One immediate change from previous talks was the choice of language. Mann told reporters they were being held in English, unlike previous rounds under Mahmoud Ahmadinejad, Rouhani’s hard-line predecessor, where Farsi translation was provided.
A former senior U.N. official who has acted as an intermediary between U.S. and Iranian officials said the six powers want significant cuts in the number of Iranian centrifuges now enriching uranium.
They also demand that Iran ship out to another country not only the 20 percent uranium it now has but also most of the tons of low-enriched uranium it has produced. And they want caps on the amount of enriched uranium that Iran could keep at any time. The official spoke on condition of anonymity because he was not authorized to comment on the talks.
Iran says it needs this material to power a future reactor network. Iranian state television has quoted Araghchi as saying that Tehran was ready to discuss its enrichment program but would never ship enriched materials abroad.
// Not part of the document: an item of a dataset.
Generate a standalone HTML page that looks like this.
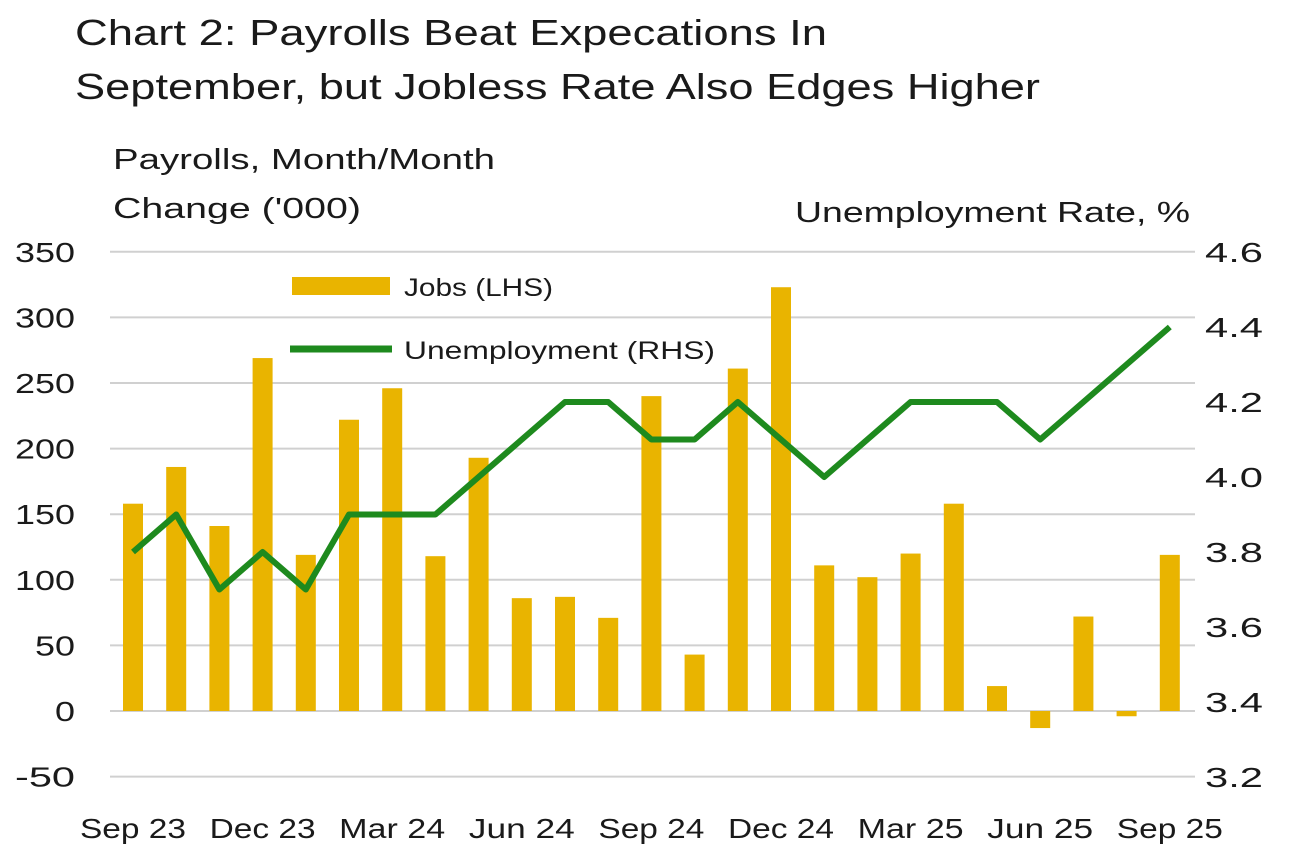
<!DOCTYPE html>
<html><head><meta charset="utf-8">
<style>
html,body{margin:0;padding:0;background:#fff;}
body{width:1297px;height:859px;overflow:hidden;font-family:"Liberation Sans",sans-serif;}
</style></head>
<body>
<svg id="c" width="1297" height="859" xmlns="http://www.w3.org/2000/svg" font-family="Liberation Sans, sans-serif" fill="#1a1a1a">
<text x="75" y="45" font-size="36" textLength="752" lengthAdjust="spacingAndGlyphs">Chart 2: Payrolls Beat Expecations In</text>
<text x="75" y="99" font-size="36" textLength="965" lengthAdjust="spacingAndGlyphs">September, but Jobless Rate Also Edges Higher</text>
<text x="113" y="169" font-size="29" textLength="382" lengthAdjust="spacingAndGlyphs">Payrolls, Month/Month</text>
<text x="113" y="218" font-size="29" textLength="248" lengthAdjust="spacingAndGlyphs">Change ('000)</text>
<text x="795" y="222" font-size="29" textLength="395" lengthAdjust="spacingAndGlyphs">Unemployment Rate, %</text>
<g id="g"></g>
<rect x="292" y="277" width="98" height="18" fill="#E9B400"/>
<text x="404" y="296" font-size="25" textLength="149" lengthAdjust="spacingAndGlyphs">Jobs (LHS)</text>
<line x1="290" y1="349" x2="392" y2="349" stroke="#1E8A1E" stroke-width="7"/>
<text x="404" y="359" font-size="25" textLength="311" lengthAdjust="spacingAndGlyphs">Unemployment (RHS)</text>
</svg>
<script>
var g=document.getElementById('g'),s='';
for(var v=-50;v<=350;v+=50){var y=711-v*1.312;
s+='<line x1="110" x2="1195" y1="'+y+'" y2="'+y+'" stroke="#d0d0d0" stroke-width="2"/>';
var w=(String(v).length)*20;
s+='<text x="75" y="'+(y+10)+'" font-size="28" text-anchor="end" textLength="'+w+'" lengthAdjust="spacingAndGlyphs">'+v+'</text>';}
for(var i=0;i<8;i++){var r=3.2+i*0.2;var y=777-(r-3.2)*375;
s+='<text x="1205" y="'+(y+10)+'" font-size="28" textLength="58" lengthAdjust="spacingAndGlyphs">'+r.toFixed(1)+'</text>';}
var b=[158,186,141,269,119,222,246,118,193,86,87,71,240,43,261,323,111,102,120,158,19,-13,72,-4,119];
var u=[3.8,3.9,3.7,3.8,3.7,3.9,3.9,3.9,4.0,4.1,4.2,4.2,4.1,4.1,4.2,4.1,4.0,4.1,4.2,4.2,4.2,4.1,4.2,4.3,4.4];
var pts=[];
for(var i=0;i<25;i++){var x=133+i*43.2;var v=b[i];var y0=711,y1=711-v*1.312;
s+='<rect x="'+(x-10)+'" y="'+Math.min(y0,y1)+'" width="20" height="'+Math.abs(y1-y0)+'" fill="#E9B400"/>';
pts.push(x+','+(777-(u[i]-3.2)*375));}
s+='<polyline points="'+pts.join(' ')+'" fill="none" stroke="#1E8A1E" stroke-width="6" stroke-linejoin="round"/>';
var L=['Sep 23','Dec 23','Mar 24','Jun 24','Sep 24','Dec 24','Mar 25','Jun 25','Sep 25'];
for(var i=0;i<9;i++){s+='<text x="'+(133+i*3*43.2)+'" y="838" font-size="28" text-anchor="middle" textLength="106" lengthAdjust="spacingAndGlyphs">'+L[i]+'</text>';}
g.innerHTML=s;
</script>
</body></html>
While seeking to reduce enrichment at Iran’s sprawling underground facility at Natanz, the six powers also want Iran to completely close the heavily fortified enrichment plant at Fordo, south of Tehran.
Demands to reduce enrichment instead of stopping it implicitly recognize Iran’s right to enrich uranium for peaceful purposes. That already is a victory for Tehran, considering talks began 10 years ago with the international community calling on the Islamic Republic to mothball its enrichment program.